IBM didn't do everything, the first laser was made in May 1960 at the private
Hughes Research Laboratory by Harold Mamma. 60 years ago Bell Labs
discovered that some radio waves come from space and built the world's first
radio telescope, more recently Bell Labs revolutionized Cosmology by detecting
the 3 degree Kelvin black body background radiation from The BIG BANG and got
a Nobel Prize for it. Bell Labs also invented the transistor and got another
Nobel Prize for that. Texas Instruments invented the integrated circuit,
INTEL invented the microprocessor to fulfill a contract from a Japanese
calculator company.
A lot of good work comes from private universities. MIT was started in 1845
Largely with Ersatz Bigelow's money, he made a vast fortune in the power
loom manufacturing business. CAL TECH is also a privet institution, so is
Harvard, so is Yale, so is Princeton, so is Carnegie Mellon, so is The
Institute For Advanced Study, so is Stanford. Speaking of Stanford, Calvin
Quate of that privet university used an Atomic Force Microscope invented at IBM
to make the worlds smallest transistor. He was able to make lines less than 100
nanometers wide.
Most of the world's great telescopes were built with private funds donated by
rich men, including the largest of all, the 394 inch Keck on Mauna Kea,
a second private instrument of equal size recently became operational just
a few hundred feet away. I think it's interesting that one of the biggest
contributors to Big Science, Charles Yerkes, made much of his money by
building street car lines, until government put him out of business when
they decided they could run them much, much better.
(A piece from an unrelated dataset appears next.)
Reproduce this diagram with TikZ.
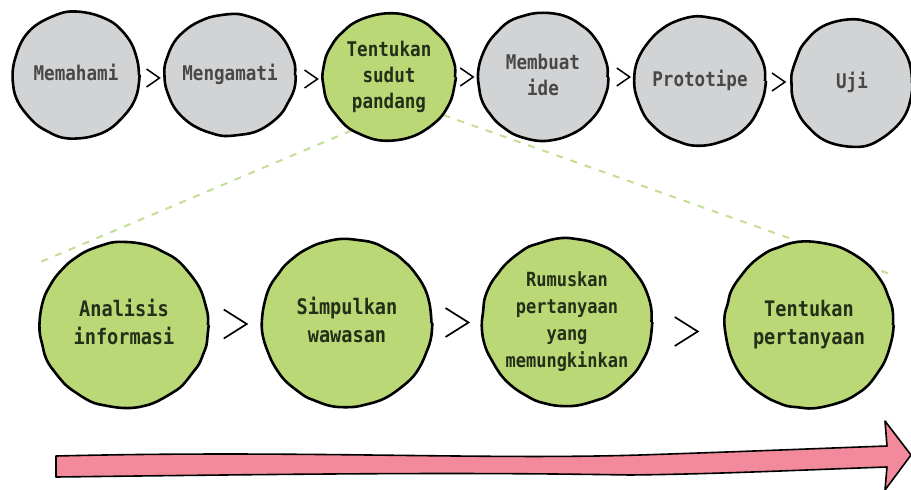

None of the men who
gave money for these things expected their telescope to make a profit.
If government wasn't around to steal a large pat of their money people like
this would give even more.
I don't want to oversell my case, there is no doubt that some good science
has come from government funded research, and that's not surprising
considering that government has trillions of dollars at it's disposal. Even a
monkey throwing around that kind of money would occasionally do some good.